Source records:
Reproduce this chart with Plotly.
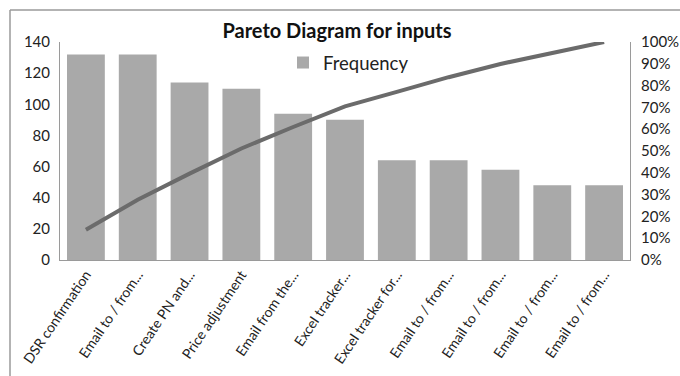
import plotly.graph_objects as go

categories = ["DSR confirmation", "Email to / from...", "Create PN and...", "Price adjustment",
              "Email from the...", "Excel tracker...", "Excel tracker for...", "Email to / from...",
              "Email to / from...", "Email to / from...", "Email to / from..."]
frequency = [132, 132, 114, 110, 94, 90, 64, 64, 58, 48, 48]

total = sum(frequency)
cum = []
running = 0
for v in frequency:
    running += v
    cum.append(running / total)

xpos = list(range(len(categories)))
FONT = "Lato, 'Open Sans', sans-serif"

fig = go.Figure()
fig.add_trace(go.Bar(x=xpos, y=frequency, name="Frequency", marker=dict(color="#a9a9a9", line=dict(width=0)),
                     showlegend=True))
fig.add_trace(go.Scatter(x=xpos, y=cum, yaxis="y2", mode="lines", name="Cumulative",
                         line=dict(color="#6b6b6b", width=4), showlegend=False))

fig.update_layout(
    width=680, height=376,
    margin=dict(l=60, r=50, t=42, b=116, autoexpand=False),
    paper_bgcolor="white", plot_bgcolor="white",
    font=dict(family=FONT, color="#222222", size=13),
    bargap=0.27,
    title=dict(text="<b>Pareto Diagram for inputs</b>", x=337/680, xanchor="center",
               y=1 - 31/376, yanchor="middle", yref="container",
               font=dict(size=20, color="#111111", family=FONT)),
    legend=dict(x=(283-60)/570, xanchor="left", y=1 - (63-42)/218, yanchor="middle",
                font=dict(size=18.5, color="#222222"), bgcolor="rgba(0,0,0,0)",
                itemwidth=30),
    xaxis=dict(tickmode="array", tickvals=xpos, ticktext=categories, tickangle=-56,
               range=[-0.5, len(categories) - 0.5], showline=True, linecolor="#9a9a9a",
               linewidth=1, ticks="", showgrid=False, automargin=False,
               tickfont=dict(size=14, color="#222222")),
    yaxis=dict(range=[0, 140], dtick=20, showline=True, linecolor="#9a9a9a", linewidth=1,
               showgrid=False, zeroline=False, ticks="", ticklabelstandoff=6, automargin=False,
               tickfont=dict(size=15, color="#222222")),
    yaxis2=dict(range=[0, 1], dtick=0.1, tickformat=".0%", overlaying="y", side="right",
                showline=True, linecolor="#9a9a9a", linewidth=1, showgrid=False, zeroline=False,
                ticks="", ticklabelstandoff=7, automargin=False,
                tickfont=dict(size=15, color="#222222")),
    shapes=[
        dict(type="line", xref="paper", yref="paper", x0=(10-60)/570, x1=(690-60)/570,
             y0=1 + (42-10)/218, y1=1 + (42-10)/218, line=dict(color="#9a9a9a", width=1.5)),
        dict(type="line", xref="paper", yref="paper", x0=(10-60)/570, x1=(10-60)/570,
             y0=1 + (42-10)/218, y1=-(386-260)/218, line=dict(color="#9a9a9a", width=1.5)),
    ],
)

fig.write_html("out.html")
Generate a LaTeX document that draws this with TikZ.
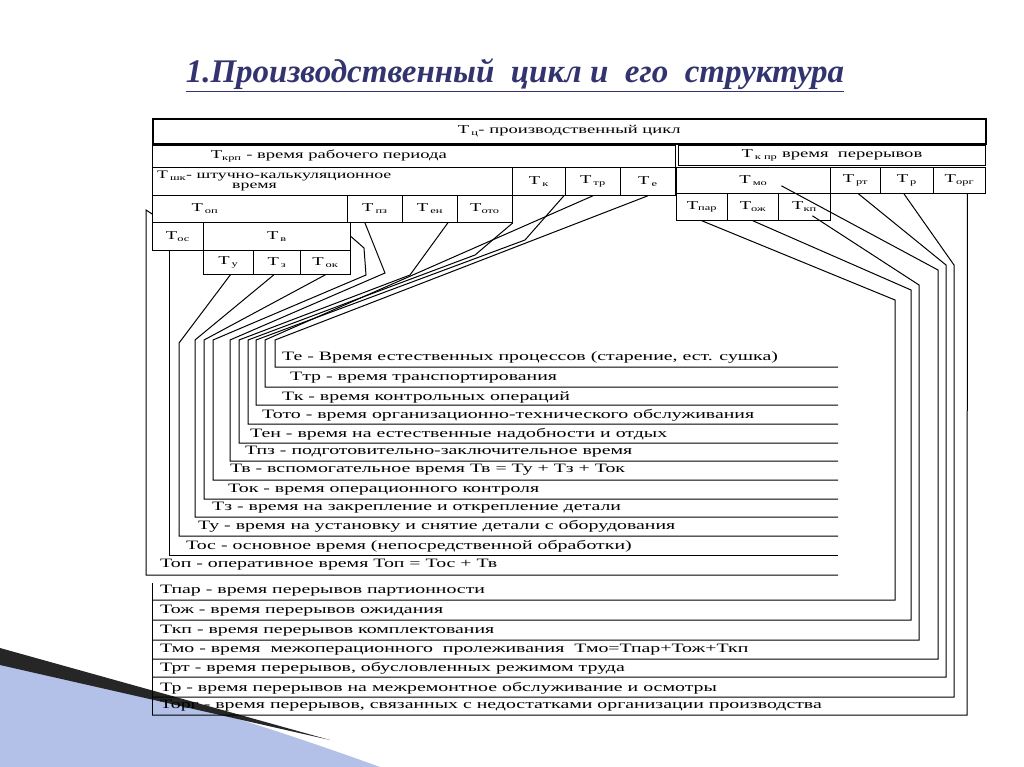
\documentclass[tikz,border=0pt]{standalone}
\usepackage{fontspec}
\setmainfont{Liberation Serif}
\newfontfamily\wf[FakeStretch=1.55]{Liberation Serif}
\newcommand\lo[1]{\textsubscript{#1}}
\begin{document}
\begin{tikzpicture}[x=1pt,y=-1pt,
  bx/.style={draw,line width=0.8pt,inner sep=0pt,font=\wf\fontsize{12}{12}\selectfont},
  lab/.style={anchor=west,inner sep=0pt,font=\wf\fontsize{12.8}{12}\selectfont},
  ln/.style={line width=0.8pt},
  ul/.style={line width=1pt}]
\useasboundingbox (0,0) rectangle (1024,767);
% decoration
\fill[cyan!40!blue!30] (0,660) -- (0,767) -- (380,767) .. controls (250,720) and (120,680) .. (0,660);
\fill[black!85] (0,648) -- (330,740) -- (0,665) -- cycle;
\node[font=\fontsize{33}{36}\selectfont\itshape\bfseries,text=blue!30!black!80] (title) at (515,75) {\underline{1.Производственный\ \ цикл и \ его \ структура}};
% boxes
\newcommand\bxn[6]{\node[bx,minimum width=#4-#2,minimum height=#5-#3,anchor=north west] (#1) at (#2,#3) {#6};}
\node[bx,line width=1.6pt,minimum width=833,minimum height=25,anchor=north west] (Tc) at (152,118) {Т\,\lo{ц}- производственный цикл\hspace*{0pt}};
\bxn{Tkrp}{152}{145}{675}{167}{Т\lo{крп} - время рабочего периода\hspace*{170pt}}
\node[bx,minimum width=307,minimum height=20,anchor=north west] (Tpr) at (678,145) {Т\,\lo{к пр} время \ перерывов};
\bxn{Tsk}{152}{167}{512}{195}{}
\node[anchor=north west,inner sep=2pt,font=\wf\fontsize{11.5}{10}\selectfont,align=left] at (155,169) {Т\,\lo{шк}- штучно-калькуляционное\\\hspace*{75pt}время};
\bxn{Tk}{512}{167}{565}{195}{Т\,\lo{к}}
\bxn{Ttr}{565}{167}{620}{195}{Т\,\lo{тр}}
\bxn{Te}{620}{167}{675}{195}{Т\,\lo{е}}
\bxn{Tmo}{676}{167}{830}{193}{Т\,\lo{мо}}
\bxn{Trt}{830}{167}{880}{193}{Т\,\lo{рт}}
\bxn{Tr}{880}{167}{933}{193}{Т\,\lo{р}}
\bxn{Torg}{933}{167}{985}{193}{Т\lo{орг}}
\bxn{Top}{152}{195}{347}{222}{Т\,\lo{оп}\hspace*{90pt}}
\bxn{Tpz}{347}{195}{402}{222}{Т\,\lo{пз}}
\bxn{Ten}{402}{195}{457}{222}{Т\,\lo{ен}}
\bxn{Toto}{457}{195}{512}{222}{Т\lo{ото}}
\bxn{Tpar}{676}{193}{727}{220}{Т\lo{пар}}
\bxn{Tozh}{727}{193}{778}{220}{Т\lo{ож}}
\bxn{Tkp}{778}{193}{830}{220}{Т\lo{кп}}
\bxn{Tos}{152}{222}{203}{250}{Т\lo{ос}}
\bxn{Tv}{203}{222}{350}{250}{Т\,\lo{в}}
\bxn{Tu}{203}{250}{253}{274}{Т\,\lo{у}}
\bxn{Tz}{253}{250}{300}{274}{Т\,\lo{з}}
\bxn{Tok}{300}{250}{350}{274}{Т\,\lo{ок}}
% labels
\node[lab] (Le) at (282,357) {Те - Время естественных процессов (старение, ест. сушка)};
\node[lab] (Ltr) at (290,378) {Ттр - время транспортирования};
\node[lab] (Lk) at (282,397) {Тк - время контрольных операций};
\node[lab] (Loto) at (262,415) {Тото - время организационно-технического обслуживания};
\node[lab] (Len) at (250,434) {Тен - время на естественные надобности и отдых};
\node[lab] (Lpz) at (245,452) {Тпз - подготовительно-заключительное время};
\node[lab] (Lv) at (230,470) {Тв - вспомогательное время Тв = Ту + Тз + Ток};
\node[lab] (Lok) at (228,490) {Ток - время операционного контроля};
\node[lab] (Lz) at (212,508) {Тз - время на закрепление и открепление детали};
\node[lab] (Lu) at (198,526) {Ту - время на установку и снятие детали с оборудования};
\node[lab] (Los) at (186,546) {Тос - основное время (непосредственной обработки)};
\node[lab] (Lop) at (160,565) {Топ - оперативное время Топ = Тос + Тв};
\node[lab] (Lpar) at (160,591) {Тпар - время перерывов партионности};
\node[lab] (Lozh) at (160,611) {Тож - время перерывов ожидания};
\node[lab] (Lkp) at (160,631) {Ткп - время перерывов комплектования};
\node[lab] (Lmo) at (160,650) {Тмо - время \ межоперационного \ пролеживания \ Тмо=Тпар+Тож+Ткп};
\node[lab] (Lrt) at (160,668) {Трт - время перерывов, обусловленных режимом труда};
\node[lab] (Lr) at (160,688) {Тр - время перерывов на межремонтное обслуживание и осмотры};
\node[lab] (Lorg) at (160,706) {Торг - время перерывов, связанных с недостатками организации производства};
% left connectors
\draw[ul] (Tk.south) ++(25,0) -- (525,240) -- (256,340) |- (838,405);
\draw[ul] (Ttr.south) -- (265,340) |- (838,387);
\draw[ul] (Te.south) -- (275,340) |- (838,367);
\draw[ul] (Toto.south) ++(28,0) -- (475,255) -- (248,340) |- (838,424);
\draw[ul] (Ten.south) ++(18,0) -- (410,275) -- (239,340) |- (838,443);
\draw[ul] (Tpz.south) ++(-10,0) -- (385,273) -- (230,340) |- (838,461);
\draw[ul] (Tv.east) -- (364,248) -- (366,275) -- (213,340) |- (838,480);
\draw[ul] (Tok.south) -- (204,340) |- (838,499);
\draw[ul] (Tz.south) ++(-3,0) -- (195,340) |- (838,517);
\draw[ul] (Tu.south) ++(2,0) -- (179,343) |- (838,536);
\draw[ul] (Tos.south) ++(-8,0) |- (838,555);
\draw[ul] (Top.west) ++(0,5) -- (146,210) |- (838,575);
% right connectors
\draw[ul] (Tpar.south) -- (895,300) |- (152,600);
\draw[ul] (Tozh.south) -- (911,290) |- (152,620);
\draw[ul] (Tkp.south) ++(8,-5) -- (919,285) |- (152,640);
\draw[ul] (Tmo.south) ++(28,-8) -- (938,270) |- (152,659);
\draw[ul] (Trt.south) ++(3,0) -- (946,265) |- (152,677);
\draw[ul] (Tr.south) ++(-3,0) -- (954,265) |- (152,697);
\draw[ul] (Torg.south) ++(8,0) -- (967,715) -- (152,715);
\draw[ln] (152,583) -- (152,715);
\end{tikzpicture}
\end{document}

Job: Return exactly what appears from the opening line of the material through the line with "cum.append(running / total)", apart from the pictures.

Task result:
Reproduce this chart with Plotly.
import plotly.graph_objects as go

categories = ["DSR confirmation", "Email to / from...", "Create PN and...", "Price adjustment",
              "Email from the...", "Excel tracker...", "Excel tracker for...", "Email to / from...",
              "Email to / from...", "Email to / from...", "Email to / from..."]
frequency = [132, 132, 114, 110, 94, 90, 64, 64, 58, 48, 48]

total = sum(frequency)
cum = []
running = 0
for v in frequency:
    running += v
    cum.append(running / total)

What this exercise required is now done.